Identifying Regions at Risk 

To pinpoint dangerous regions, geologists look for landforms known to result from mass movements, for where these movements have happened in the past, they might happen again in the future. Features such as slump head scarps, swaths of forest in which trees have been tilted, piles of loose debris at the base of hills, and hummocky land surfaces all indicate recent mass wasting.

 Surface features warn that a large slump is beginning to develop. Cracks that appear at the head scarp may drain water and kill trees. Power-line poles tilt and the lines become tight. Fences, roads, and houses on the slump begin to crack.
In some cases, geologists may also be able to detect regions that are beginning to move (figure above). For example, roads, buildings, and pipes begin to crack over unstable ground. Power lines may be too tight or too loose because the poles to which they are attached move together or apart. Visible cracks form on the ground at the potential head of a slump, and the ground may bulge up at the toe of the slump. In some cases, subsurface cracks may drain the water from an area and kill off vegetation, whereas in other areas land may sink and form a swamp. Slow movements cause trees to develop pronounced curves at their base. More recently, new extremely precise surveying technologies have permitted geologists to detect the beginnings of mass movements that may not yet have visibly affected the land surface.

A landslide hazard map of the Seattle area.
Even if there is no evidence of recent movement, a danger may still exist: just because a steep slope hasn't collapsed in the recent past doesn't mean it won’t in the future. In recent years, geologists have begun to identify such potential hazards by using computer programs that evaluate factors that trigger mass wasting. These factors include the following: slope steepness; strength of substrate; degree of water saturation; orientation of bedding, joints, or foliation relative to the slope; nature of vegetation cover; potential for heavy rains; potential for undercutting to occur; and likelihood of earthquakes. From such hazard-assessment studies, geologists compile landslide potential maps, which rank regions according to the likelihood that a mass movement will occur (figure above). In any case, common sense suggests that you should avoid building on or below particularly dangerous slide-prone slopes. 

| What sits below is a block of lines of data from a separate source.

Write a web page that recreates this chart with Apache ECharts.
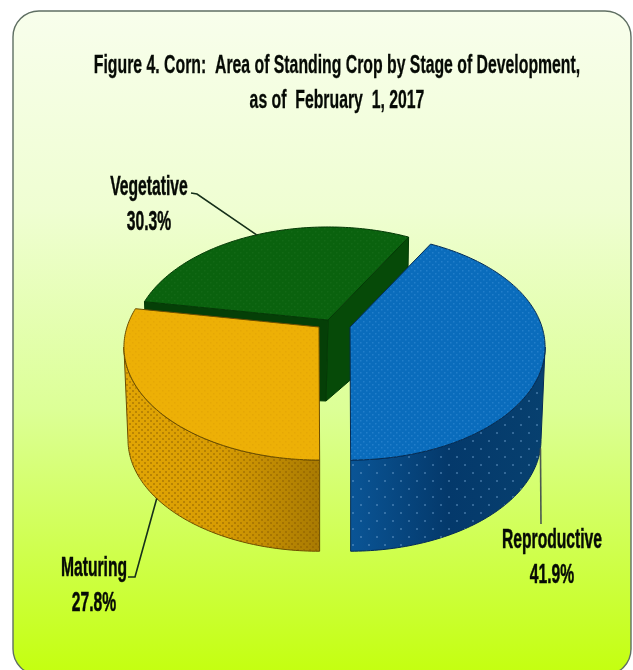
<!DOCTYPE html>
<html>
<head>
<meta charset="utf-8">
<style>html,body{margin:0;padding:0;background:#fff}#chart{width:633px;height:670px}</style>
<script src="https://cdn.jsdelivr.net/npm/echarts@6/dist/echarts.min.js"></script>
</head>
<body>
<div id="chart"></div>
<script>
// Corn standing crop by stage of development, 1 February 2017 (percent of area)
const stages = ['Vegetative', 'Maturing', 'Reproductive'];
const shares = [30.3, 27.8, 41.9];

const titleText = 'Figure 4. Corn:  Area of Standing Crop by Stage of Development,\nas of  February  1, 2017';

// Tilted disc drawn in one-point perspective
const START_DEG = 61;
const PERSPECTIVE = 0.177;
const TOP_DISC = { r: 192, s: 109.5, k: PERSPECTIVE, dy: 0 };
const BASE_DISC = { r: 188, s: 108, k: PERSPECTIVE, dy: 93 };
const CORE_DROP = 81;
const SILHOUETTE_DEG = Math.asin(PERSPECTIVE) * 180 / Math.PI;

const FONT = '"Liberation Sans", Arial, sans-serif';
const INK = '#060a05';

// Per-slice appearance: exploded apex, colours, leader and label layout
const looks = {
  Vegetative: {
    apex: [328, 320], top: '#0a620e', wallStops: ['#053f07', '#064a08'], edge: '#043a06',
    dots: 'rgba(70,150,70,0.14)',
    anchorDisc: TOP_DISC, elbow: [[197, 194], [191, 193]], label: [149, 205]
  },
  Maturing: {
    apex: [319, 327], top: '#edb006', wallStops: ['#e2a604', '#d79c03', '#a87a02'], edge: '#6b4d00',
    dots: 'rgba(205,140,0,0.22)', wallDots: 'rgba(130,85,0,0.4)', wallTile: [6, 2],
    anchorDisc: BASE_DISC, elbow: [[135, 577], [128, 577]], label: [94, 586]
  },
  Reproductive: {
    apex: [350, 327], top: '#0a6cbc', wallStops: ['#0a5596', '#04396b', '#07406f'], edge: '#052c55',
    dots: 'rgba(90,170,235,0.3)', wallDots: 'rgba(120,170,215,0.4)', wallTile: [16, 2],
    anchorDisc: BASE_DISC, elbow: [[541, 524]], label: [552, 558]
  }
};

function dotTile(color, step, size) {
  const c = document.createElement('canvas');
  c.width = step; c.height = step;
  const g = c.getContext('2d');
  g.fillStyle = color;
  g.fillRect(0, 0, size, size);
  g.fillRect(step / 2, step / 2, size, size);
  return c;
}

// Map an angle on a disc to screen position around a slice's apex
function rim(apex, disc, deg) {
  const t = deg * Math.PI / 180;
  const u = Math.cos(t), v = -Math.sin(t);
  const d = 1 - disc.k * v;
  return [apex[0] + disc.r * u / d, apex[1] + disc.dy + disc.s * v / d];
}

function arc(apex, disc, from, to) {
  const pts = [];
  const n = Math.max(2, Math.ceil(Math.abs(to - from)));
  for (let i = 0; i <= n; i++) pts.push(rim(apex, disc, from + (to - from) * i / n));
  return pts;
}

function sliceAngles(index) {
  let sum = 0;
  for (let i = 0; i < index; i++) sum += shares[i];
  const from = START_DEG + sum * 3.6;
  return [from, from + shares[index] * 3.6];
}

function renderSlice(params, api) {
  const name = stages[params.dataIndex];
  const share = api.value(0);
  const look = looks[name];
  const apex = look.apex;
  const [from, to] = sliceAngles(params.dataIndex);
  const children = [];
  const poly = (points, fill, stroke) => children.push({
    type: 'polygon', shape: { points }, silent: true,
    style: { fill, stroke: stroke || 'none', lineWidth: stroke ? 1 : 0 }
  });

  // Cut faces that point towards the viewer
  if (name === 'Vegetative') {
    const core = [apex[0] - 2, apex[1] + CORE_DROP];
    poly([apex, rim(apex, TOP_DISC, from), rim(apex, BASE_DISC, from), core], look.wallStops[1], look.edge);
    poly([apex, rim(apex, TOP_DISC, to), rim(apex, BASE_DISC, to), core], look.wallStops[0], look.edge);
  }

  // Outer wall, from one silhouette point of the disc to the other
  const wallFrom = Math.max(from, 180 + SILHOUETTE_DEG);
  const wallTo = Math.min(to, 360 - SILHOUETTE_DEG);
  if (wallTo > wallFrom) {
    const outline = arc(apex, TOP_DISC, wallFrom, wallTo)
      .concat(arc(apex, BASE_DISC, wallTo, wallFrom));
    const stops = look.wallStops.map((color, i, all) => ({ offset: i / (all.length - 1), color }));
    poly(outline, new echarts.graphic.LinearGradient(0, 0, 1, 0, stops), look.edge);
    poly(outline, { image: dotTile(look.wallDots, look.wallTile[0], look.wallTile[1]), repeat: 'repeat' });
  }

  // Top face
  const face = [apex].concat(arc(apex, TOP_DISC, from, to));
  poly(face, look.top, look.edge);
  poly(face, { image: dotTile(look.dots, 6, 1.5), repeat: 'repeat' });

  // Leader line from the middle of the slice's rim out to its label
  const anchor = rim(apex, look.anchorDisc, (from + to) / 2);
  children.push({
    type: 'polyline', silent: true,
    shape: { points: [anchor].concat(look.elbow) },
    style: { fill: 'none', stroke: name === 'Reproductive' ? '#4a5a50' : '#16301a', lineWidth: 1.6 }
  });

  children.push({
    type: 'text', silent: true, x: look.label[0], y: look.label[1], scaleX: 0.58,
    style: {
      text: name + '\n' + share.toFixed(1) + '%',
      align: 'center', verticalAlign: 'middle', lineHeight: 35,
      font: 'bold 27px ' + FONT, fill: INK, stroke: INK, lineWidth: 0.5
    }
  });
  return { type: 'group', children };
}

const chart = echarts.init(document.getElementById('chart'), null, { renderer: 'canvas' });
chart.setOption({
  animation: false,
  backgroundColor: '#ffffff',
  graphic: [{
    type: 'rect', z: -10, silent: true,
    shape: { x: 13, y: 11, width: 618, height: 664, r: 26 },
    style: {
      stroke: '#5f6f63', lineWidth: 1.4,
      fill: new echarts.graphic.LinearGradient(0, 0, 0, 1, [
        { offset: 0, color: '#f8feec' },
        { offset: 0.3, color: '#effed2' },
        { offset: 0.6, color: '#dcff96' },
        { offset: 1, color: '#c4ff0e' }
      ])
    }
  }, {
    type: 'text', z: 10, silent: true, x: 337, y: 84, scaleX: 0.632,
    style: {
      text: titleText, align: 'center', verticalAlign: 'middle', lineHeight: 35,
      font: 'bold 25px ' + FONT, fill: INK, stroke: INK, lineWidth: 0.3
    }
  }],
  series: [{
    type: 'custom',
    coordinateSystem: 'none',
    z: 5,
    renderItem: renderSlice,
    encode: { value: 0 },
    data: shares.map(v => [v])
  }]
});
</script>
</body>
</html>
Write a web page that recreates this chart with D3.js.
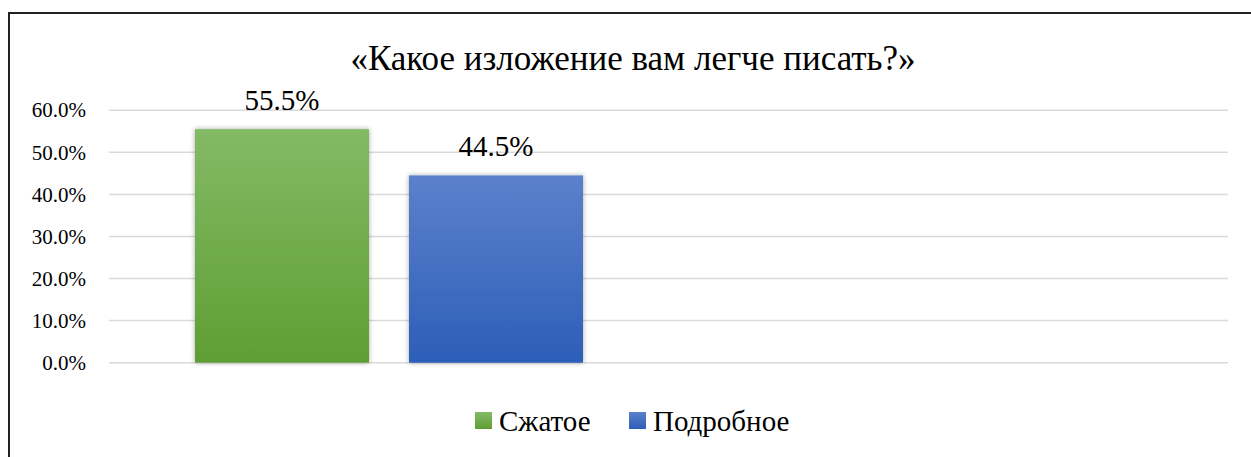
<!DOCTYPE html>
<html><head><meta charset="utf-8">
<script src="https://cdn.jsdelivr.net/npm/d3@7"></script>
<style>body{margin:0;background:#fff}svg{display:block}
svg text{font-family:"Liberation Serif","Times New Roman",Times,Tinos,"DejaVu Serif",serif}</style>
</head><body>
<svg id="c" width="1251" height="457"></svg>
<script>
const title = "«Какое изложение вам легче писать?»";
const categories = ["1", "2"];
const seriesNames = ["Сжатое", "Подробное"];
const seriesValues = [[0.555, null], [0.445, null]];
const yTicks = [0, 0.1, 0.2, 0.3, 0.4, 0.5, 0.6];

const svg = d3.select("#c");
const defs = svg.append("defs");
const grads = [["#83ba65", "#5f9e33"], ["#5c81cb", "#2d5eb8"]];
grads.forEach((g, i) => {
  const lg = defs.append("linearGradient").attr("id", "g" + i).attr("x1", 0).attr("y1", 0).attr("x2", 0).attr("y2", 1);
  lg.append("stop").attr("offset", "0%").attr("stop-color", g[0]);
  lg.append("stop").attr("offset", "100%").attr("stop-color", g[1]);
});
const f = defs.append("filter").attr("id", "sh").attr("x", "-10%").attr("y", "-10%").attr("width", "120%").attr("height", "120%");
f.append("feDropShadow").attr("dx", 0).attr("dy", 0).attr("stdDeviation", 2.5).attr("flood-color", "#000").attr("flood-opacity", 0.35);

// border
svg.append("rect").attr("x", 9).attr("y", 13).attr("width", 1300).attr("height", 500)
  .attr("fill", "none").attr("stroke", "#222").attr("stroke-width", 2);

const x0 = 109, x1 = 1228;
const y = d3.scaleLinear().domain([0, 0.5]).range([362.7, 152.3]);
const xb = d3.scaleBand().domain(categories).range([x0, x1]).paddingInner(0).paddingOuter(0);
const xs = d3.scaleBand().domain(d3.range(seriesNames.length)).range([86, 86 + 388]).paddingInner(40 / 214);

// grid
svg.append("g").selectAll("line").data(yTicks).join("line")
  .attr("x1", x0).attr("x2", x1).attr("y1", d => y(d)).attr("y2", d => y(d))
  .attr("stroke", "#d9d9d9").attr("stroke-width", 1.5);

// y axis labels
const yAxis = d3.axisLeft(y).tickValues(yTicks).tickFormat(d3.format(".1%")).tickSize(0).tickPadding(0);
const ga = svg.append("g").attr("transform", "translate(86,0)").call(yAxis);
ga.select(".domain").remove();
ga.attr("font-family", null);
ga.selectAll("text").attr("font-size", 21).attr("fill", "#000");

// bars
const bars = [];
categories.forEach((c, ci) => seriesNames.forEach((s, si) => {
  const v = seriesValues[si][ci];
  if (v != null) bars.push({ c, si, v });
}));
svg.append("g").selectAll("rect").data(bars).join("rect")
  .attr("x", d => xb(d.c) + xs(d.si)).attr("width", xs.bandwidth())
  .attr("y", d => y(d.v)).attr("height", d => y(0) - y(d.v))
  .attr("fill", d => `url(#g${d.si})`).attr("filter", "url(#sh)");

svg.append("g").selectAll("text").data(bars).join("text")
  .attr("x", d => xb(d.c) + xs(d.si) + xs.bandwidth() / 2).attr("y", d => y(d.v) - 19)
  .attr("text-anchor", "middle").attr("font-size", 29).attr("fill", "#000")
  .text(d => d3.format(".1%")(d.v));

// title
svg.append("text").attr("x", 633).attr("y", 70).attr("text-anchor", "middle")
  .attr("font-size", 35).attr("fill", "#000").text(title);

// legend
const lg = svg.append("g");
const legX = [475, 629];
seriesNames.forEach((s, i) => {
  lg.append("rect").attr("x", legX[i]).attr("y", 412).attr("width", 17).attr("height", 17).attr("fill", `url(#g${i})`);
  lg.append("text").attr("x", legX[i] + 24).attr("y", 431).attr("font-size", 29).attr("fill", "#000").text(s);
});
</script>
</body></html>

Preventing Mass Movements 

 A variety of remedial steps can stabilize unstable ground
In areas where a hazard exists, people can take certain steps to remedy the problem and stabilize the slope (figure above a–h). 
  • Revegetation: Stability in deforested areas will be greatly enhanced if land owners replant the region with vegetation that sends down deep roots and binds regolith together. 
  • Regrading: An over-steepened slope can be regraded or terraced so that it does not exceed the angle of repose. 
  • Reducing subsurface water: Because water weakens material beneath a slope and adds weight to the slope, an unstable situation may be remedied either by improving drainage so that water does not enter the subsurface in the first place, or by removing water from the ground. 
  • Preventing undercutting: In places where a river undercuts a cliff face, engineers can divert the river. Similarly, along coastal regions they may build an offshore breakwater or pile riprap (loose boulders or concrete) along the beach to absorb wave energy before it strikes the cliff face.
  • Constructing safety structures: In some cases, the best way to prevent mass wasting is to build a structure that stabilizes a potentially unstable slope or protects a region downslope from debris if a mass movement does occur. For example, civil engineers can build retaining walls or bolt loose slabs of rock to more coherent masses in the substrate in order to stabilize highway embankments. The danger from rockfalls can be decreased by covering a road cut with chain link fencing or by spraying road cuts with concrete. Highways at the base of an avalanche-prone slope can be covered by an avalanche shed, whose roof keeps debris off the road. 
  • Controlled blasting of unstable slopes: When it is clear that unstable ground or snow threatens a particular region, the best solution may be to blast the unstable ground or snow loose at a time when its movement can do no harm.
Figures credited to Stephen Marshak.

    Why Do Mass Movements Occur?

    Mass Movements occurring

    We've seen that mass movements travel at a range of different velocities, from slow (creep) to faster (slumps, mud flows and debris flows, and rock slides and debris slides) to fastest (snow avalanches, and rock and debris falls. The velocity depends on the steepness of the slope and the water or air content of the mass. For these movements to take place, the stage must be set by the following phenomena: fracturing and weathering, which weaken materials at Earth’s surface so that they cannot hold up against the pull of gravity; and the development of relief, which provides slopes down which masses move. 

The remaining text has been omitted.